La visite se poursuit rue Albert-Cohen, une allée modeste, peu fréquentée et dont le collectif s’est aperçu qu’elle ne correspondait à rien, ni dans l’œuvre ni dans la vie de l’écrivain. C’est le moment d’évoquer la question de la reconnaissance de l’auteur par sa ville d’adoption. «C’est une renommée en demi-teinte, plutôt faible quand on pense à l’importance littéraire d’Albert Cohen, en particulier dans le domaine de l’expression de la vie intérieure des personnages, signale Thierry Maurice. La Ville a quand même réhabilité sa mémoire en remettant une médaille «Genève reconnaissante» à sa veuve en 1995, à l’occasion du centenaire de la naissance de l’écrivain.»
On continue rue du Léman, où Albert Cohen a vécu près de quinze ans.

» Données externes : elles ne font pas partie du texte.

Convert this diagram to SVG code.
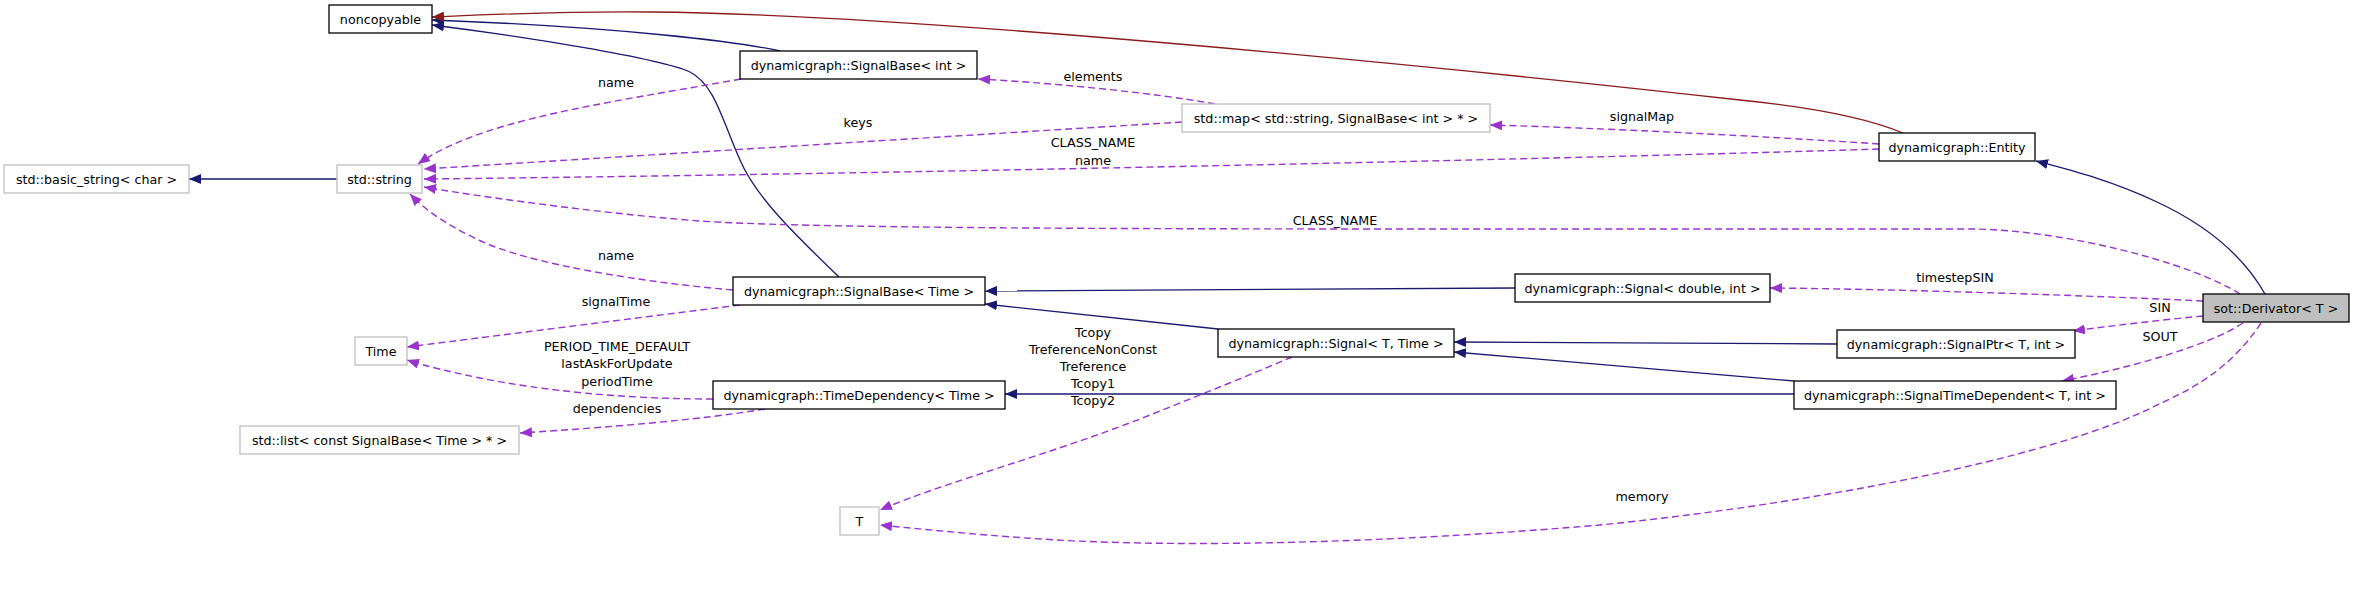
<svg xmlns="http://www.w3.org/2000/svg" width="2355" height="592" viewBox="0 0 2355 592">
<style>
text{font-family:"DejaVu Sans","Liberation Sans",sans-serif;font-size:12.7px;fill:#000;text-anchor:middle}
.doc{fill:#fff;stroke:#000;stroke-width:1.3}
.ext{fill:#fff;stroke:#bfbfbf;stroke-width:1.3}
.cur{fill:#bfbfbf;stroke:#000;stroke-width:1.3}
.inh{fill:none;stroke:#191970;stroke-width:1.3}
.priv{fill:none;stroke:#8b1a1a;stroke-width:1.3}
.use{fill:none;stroke:#9a32cd;stroke-width:1.4;stroke-dasharray:7,4}
</style>
<defs>
<marker id="aN" viewBox="0 0 12 10" refX="12" refY="5" markerWidth="12" markerHeight="10" markerUnits="userSpaceOnUse" orient="auto"><path d="M0,0 L12,5 L0,10 z" fill="#191970"/></marker>
<marker id="aR" viewBox="0 0 12 10" refX="12" refY="5" markerWidth="12" markerHeight="10" markerUnits="userSpaceOnUse" orient="auto"><path d="M0,0 L12,5 L0,10 z" fill="#8b1a1a"/></marker>
<marker id="aP" viewBox="0 0 12 10" refX="12" refY="5" markerWidth="12" markerHeight="10" markerUnits="userSpaceOnUse" orient="auto"><path d="M0,0 L12,5 L0,10 z" fill="#9a32cd"/></marker>
</defs>
<rect width="2355" height="592" fill="#fff"/>
<g id="connectors">
<path class="inh" marker-end="url(#aN)" d="M780,51 C740,42 620,27 432,20"/>
<path class="inh" marker-end="url(#aN)" d="M839,277 C790,230 755,195 740,160 C722,120 715,85 690,72 C660,58 520,36 432,25"/>
<path class="priv" marker-end="url(#aR)" d="M1903,133 C1860,115 1800,106 1740,100 C1400,62 900,14 650,12 C560,11 480,15 432,17"/>
<path class="inh" marker-end="url(#aN)" d="M2265,294 C2240,250 2200,222 2157,202 C2110,180 2070,170 2036,161"/>
<path class="inh" marker-end="url(#aN)" d="M1515,288 L985,291"/>
<path class="inh" marker-end="url(#aN)" d="M1218,329 L985,304"/>
<path class="inh" marker-end="url(#aN)" d="M1837,344 L1454,342"/>
<path class="inh" marker-end="url(#aN)" d="M1794,381 L1454,352"/>
<path class="inh" marker-end="url(#aN)" d="M1794,394 L1005,394"/>
<path class="inh" marker-end="url(#aN)" d="M337,179 L189,179"/>
<path class="use" marker-end="url(#aP)" d="M741,79 C600,104 480,120 418,164"/>
<path class="use" marker-end="url(#aP)" d="M1215,104 C1150,92 1040,82 978,79"/>
<path class="use" marker-end="url(#aP)" d="M1182,122 L424,169"/>
<path class="use" marker-end="url(#aP)" d="M1879,144 C1760,136 1600,128 1490,125"/>
<path class="use" marker-end="url(#aP)" d="M1879,149 C1600,158 900,174 424,179"/>
<path class="use" marker-end="url(#aP)" d="M2240,294 C2190,262 2060,229 1969,229 L1450,229 C1100,229 800,228 700,221 C620,215 500,200 424,187"/>
<path class="use" marker-end="url(#aP)" d="M733,290 C640,282 540,265 490,245 C450,228 425,210 410,194"/>
<path class="use" marker-end="url(#aP)" d="M740,305 L407,347"/>
<path class="use" marker-end="url(#aP)" d="M713,399 C620,399 540,390 480,378 C450,372 425,366 407,360"/>
<path class="use" marker-end="url(#aP)" d="M765,409 C700,420 600,428 520,433"/>
<path class="use" marker-end="url(#aP)" d="M2203,301 C2100,296 1900,289 1770,288"/>
<path class="use" marker-end="url(#aP)" d="M2203,316 C2160,320 2110,326 2073,331"/>
<path class="use" marker-end="url(#aP)" d="M2243,323 C2210,345 2130,368 2062,381"/>
<path class="use" marker-end="url(#aP)" d="M1292,357 C1250,375 1200,395 1150,415 C1050,455 950,480 880,510"/>
<path class="use" marker-end="url(#aP)" d="M2261,323 C2230,370 2190,390 2157,405 C2050,460 1800,505 1600,525 C1400,542 1200,548 1057,540 C990,536 930,530 880,525"/>
<text x="616" y="87">name</text>
<text x="1093" y="81">elements</text>
<text x="858" y="127">keys</text>
<text x="1642" y="121">signalMap</text>
<text x="1093" y="147">CLASS_NAME</text>
<text x="1093" y="165">name</text>
<text x="1335" y="225">CLASS_NAME</text>
<text x="616" y="260">name</text>
<text x="616" y="306">signalTime</text>
<text x="1955" y="282">timestepSIN</text>
<text x="2160" y="312">SIN</text>
<text x="2160" y="341">SOUT</text>
<text x="617" y="351">PERIOD_TIME_DEFAULT</text>
<text x="617" y="368">lastAskForUpdate</text>
<text x="617" y="386">periodTime</text>
<text x="617" y="413">dependencies</text>
<text x="1093" y="337">Tcopy</text>
<text x="1093" y="354">TreferenceNonConst</text>
<text x="1093" y="371">Treference</text>
<text x="1093" y="388">Tcopy1</text>
<text x="1093" y="405">Tcopy2</text>
<text x="1642" y="501">memory</text>
</g>
<g id="noncopyable"><rect class="doc" x="329" y="5" width="103" height="28"/><text x="380.5" y="24">noncopyable</text></g>
<g id="signalbase_int"><rect class="doc" x="740" y="51" width="237" height="28"/><text x="858.5" y="70">dynamicgraph::SignalBase&lt; int &gt;</text></g>
<g id="std_map"><rect class="ext" x="1182" y="104" width="308" height="28"/><text x="1336" y="123">std::map&lt; std::string, SignalBase&lt; int &gt; * &gt;</text></g>
<g id="entity"><rect class="doc" x="1879" y="133" width="156" height="28"/><text x="1957" y="152">dynamicgraph::Entity</text></g>
<g id="basic_string"><rect class="ext" x="4" y="165" width="185" height="28"/><text x="96.5" y="184">std::basic_string&lt; char &gt;</text></g>
<g id="std_string"><rect class="ext" x="337" y="165" width="85" height="28"/><text x="379.5" y="184">std::string</text></g>
<g id="signalbase_time"><rect class="doc" x="733" y="277" width="252" height="28"/><text x="859" y="296">dynamicgraph::SignalBase&lt; Time &gt;</text></g>
<g id="signal_double_int"><rect class="doc" x="1515" y="274" width="255" height="28"/><text x="1642.5" y="293">dynamicgraph::Signal&lt; double, int &gt;</text></g>
<g id="derivator"><rect class="cur" x="2203" y="294" width="146" height="28"/><text x="2276" y="313">sot::Derivator&lt; T &gt;</text></g>
<g id="signal_t_time"><rect class="doc" x="1218" y="329" width="236" height="28"/><text x="1336" y="348">dynamicgraph::Signal&lt; T, Time &gt;</text></g>
<g id="signalptr"><rect class="doc" x="1837" y="330" width="238" height="28"/><text x="1956" y="349">dynamicgraph::SignalPtr&lt; T, int &gt;</text></g>
<g id="time"><rect class="ext" x="355" y="337" width="52" height="28"/><text x="381" y="356">Time</text></g>
<g id="timedependency"><rect class="doc" x="713" y="381" width="292" height="28"/><text x="859" y="400">dynamicgraph::TimeDependency&lt; Time &gt;</text></g>
<g id="signaltimedependent"><rect class="doc" x="1794" y="381" width="322" height="28"/><text x="1955" y="400">dynamicgraph::SignalTimeDependent&lt; T, int &gt;</text></g>
<g id="std_list"><rect class="ext" x="240" y="426" width="279" height="28"/><text x="379.5" y="445">std::list&lt; const SignalBase&lt; Time &gt; * &gt;</text></g>
<g id="t"><rect class="ext" x="840" y="507" width="39" height="28"/><text x="859.5" y="526">T</text></g>
</svg>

Il est temps d’aborder la question de l’intimité, du rapport au chez-soi et du rapport au corps, l’écrivain ayant souffert de diverses affections tout au long de sa vie. «Cette halte permet de donner une idée de la variété des lieux où Cohen a vécu et où il a écrit en grande partie son œuvre, une œuvre qu’il dictait, en réalité, avec un maniement de la langue virtuose», explique Thierry Maurice.
On poursuit vers le lac, avec l’ancien siège de la Société des Nations et ces hôtels que Cohen évoque dans ses livres (son personnage Solal vit par exemple à l’année au Ritz, un hôtel inexistant probablement inspiré par l’Hôtel de la Paix). L’occasion d’évoquer la Genève internationale dans laquelle Albert Cohen s’est beaucoup investi, d’abord au Bureau international du travail puis à l’Organisation internationale des réfugié-es. «C’est lui qui produit le texte de l'Accord international du 15 octobre 1946 permettant aux réfugié-es apatrides d'obtenir un vrai titre de voyage, améliorant ainsi notablement le sort de ces personnes», raconte Thierry Maurice.

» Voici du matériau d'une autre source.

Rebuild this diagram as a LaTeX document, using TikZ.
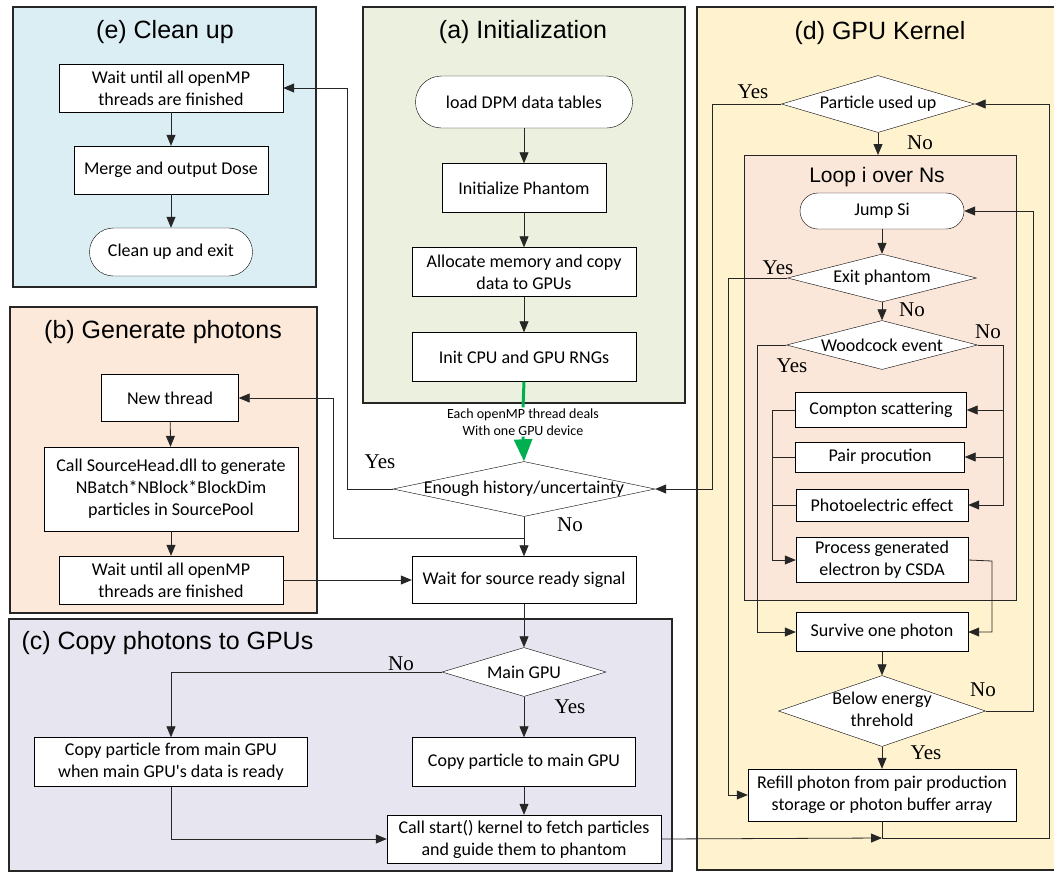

Arrêt suivant: l’île Rousseau pour parler d’amour, thématique majeure dans l’œuvre d’Albert Cohen. Le collectif y évoque l’amour passion, l’amour filial – le plus important chez Cohen – et l’amour du prochain. «L’écrivain se moque beaucoup de cette forme d’amour, qu’il considère comme fausse, relève Thierry Maurice. Il n’a de cesse tout au long de son œuvre de dénoncer cette hypocrisie.»
Passage ensuite par la synagogue pour une plongée dans le rapport que l’écrivain entretenait avec la religion, Dieu, le judaïsme et l’antisémitisme. «Cohen était athée, mais en même temps complètement pénétré de culture juive – son grand-père était rabbin, note Thierry Maurice. Toute sa vie, il a cherché une forme de foi qu’il n’a pas trouvée, ce qui est manifeste dans ses derniers textes où il appelle Dieu de ses vœux (Les Carnets, 1978). La question de l’antisémitisme, quant à elle, traverse son œuvre.»
La visite se termine devant l’Université, dans laquelle Albert Cohen a étudié, d’abord le droit, puis les lettres. Les recherches du collectif dans les archives académiques ont notamment révélé que l’écrivain avait donné des cours d’été sur Marcel Proust à l’alma mater au début des années 1920.
Ouvrage à venir
D’autres visites seront proposées ce printemps. À terme, le collectif vise à développer plusieurs parcours, consignés dans un ouvrage (attendu pour 2023) et accessibles sous format numérique afin que les visites puissent se faire au rythme de chacun-e. «Sa tombe se trouve par exemple au cimetière israélite de Veyrier, situé trop loin pour s’y rendre lors de ce premier cheminement qui nécessite déjà près de deux heures», explique Thierry Maurice.